Oh, no! Not
this subject again. I spent
eight years in theological college teaching, and the question of
baptismal discipline came round again and again - and no class of
students ever reached agreement. Could
this book have helped us?
Well, of course, it’s
written from a very definite standpoint - indeed, it’s a campaigning
book. It assumes that its
readers are familiar with the hoary debates surrounding infant baptism,
and the different possible degrees of “discrimination” in its
administration; and Buchanan, Owen and Wright, together with the lay
General Synod member, Roger Godin (who contributes an epilogue), carry
the argument for a Church-wide “discriminating” policy forward in
typically trenchant style.
There’s much that is
persuasive, to my mind; but the weakness of the book lies in the fact
that it doesn’t tackle seriously enough the author’s most powerful
opponents.

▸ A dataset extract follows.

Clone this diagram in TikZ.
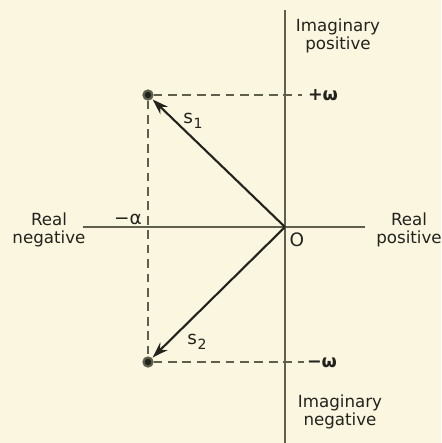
\documentclass[tikz,border=0pt]{standalone}
\usepackage{fontspec}
\setmainfont{DejaVu Sans}
\usetikzlibrary{arrows.meta,positioning,backgrounds}
\definecolor{paper}{RGB}{251,246,224}
\definecolor{inkdark}{RGB}{35,35,30}
\definecolor{axisgray}{RGB}{95,95,78}
\newcommand{\subidx}[1]{\kern0.3pt\raisebox{-2.5pt}{\fontsize{8}{9}\selectfont #1}}
\tikzset{
  axisline/.style={line width=1.1pt,color=axisgray},
  guideline/.style={dash pattern=on 5pt off 3.2pt,line width=1.4pt,color=axisgray},
  vecarrow/.style={-{Stealth[length=9pt,width=6pt]},line width=1.2pt,color=inkdark,
    shorten >=0.5pt},
  polenode/.style={circle,draw=axisgray,fill=inkdark,line width=1.2pt,
    inner sep=0pt,minimum size=5.2pt},
  axislabel/.style={font=\fontsize{9.5}{10.5}\selectfont,align=center,color=inkdark},
  marklabel/.style={font=\fontsize{10.5}{12}\selectfont,color=inkdark},
}

\begin{document}
\begin{tikzpicture}[x=0.02cm,y=-0.02cm]

%% ── paper ────────────────────────────────────────────────────────────────
\fill[paper] (0,0) rectangle (441,443);
\useasboundingbox (0,0) rectangle (441,443);

%% ── axes ─────────────────────────────────────────────────────────────────
\coordinate (O) at (285,227);
\coordinate (imtop) at (285,10);
\coordinate (imbot) at (285,443);
\coordinate (releft) at (83,227);
\coordinate (reright) at (365,227);
\draw[axisline] (imtop) -- (imbot);
\draw[axisline] (releft) -- (reright);

%% ── poles ────────────────────────────────────────────────────────────────
\node[polenode] (p1) at (148,95) {};
\node[polenode] (p2) at (148,362) {};
\coordinate (wpos) at (302,95);
\coordinate (wneg) at (304,362);

% guides to the axes
\draw[guideline] (p1.east) -- (wpos);
\draw[guideline] (p2.east) -- (wneg);
\draw[guideline] (p1.south) -- (p2.north);

% vectors s1, s2
\draw[vecarrow] (O) -- (p1);
\draw[vecarrow] (O) -- (p2);

%% ── labels ───────────────────────────────────────────────────────────────
\node[axislabel] (impos) at (338,36) {Imaginary\\positive};
\node[axislabel] (imneg) at (340,412) {Imaginary\\negative};
\node[axislabel] (reneg) at (49,230) {Real\\negative};
\node[axislabel] (repos) at (409,230) {Real\\positive};

\node[marklabel,font=\fontsize{10}{12}\selectfont\bfseries] (lw1) at (323,95) {+ω};
\node[marklabel,font=\fontsize{10}{12}\selectfont\bfseries] (lw2) at (322,363) {−ω};
\node[marklabel] (lal) at (128,219) {−α};
\node[marklabel] (lO) at (297,240) {O};
\node[marklabel] (ls1) at (193,121) {s\subidx{1}};
\node[marklabel] (ls2) at (197,342) {s\subidx{2}};

\end{tikzpicture}
\end{document}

Colin Buchanan gives a whole chapter to expostulating with
Mark Dalby’s book, Open Baptism,
with its rather fanciful claim that godparents can save the
integrity of baptism where parents don’t seem to have Christian faith;
he would have done far better to spend a chapter wrestling with Wesley
Carr’s acute observation that “If for centuries the Church has
insisted on the baptism of infants, actively persuaded parents to have
it done, and urged it as a duty to God, and to the child, it is not
possible to reverse that teaching by a mere change of doctrinal
stance”. The question is,
can pastoral practice today simply look back to the New Testament, and
forward to the Decade of Evangelism, without looking inwards to the deep
memories of our culture? And
if these memories are taken seriously, how best can they to be made
fruitful? This book only
gives us limited help with that question.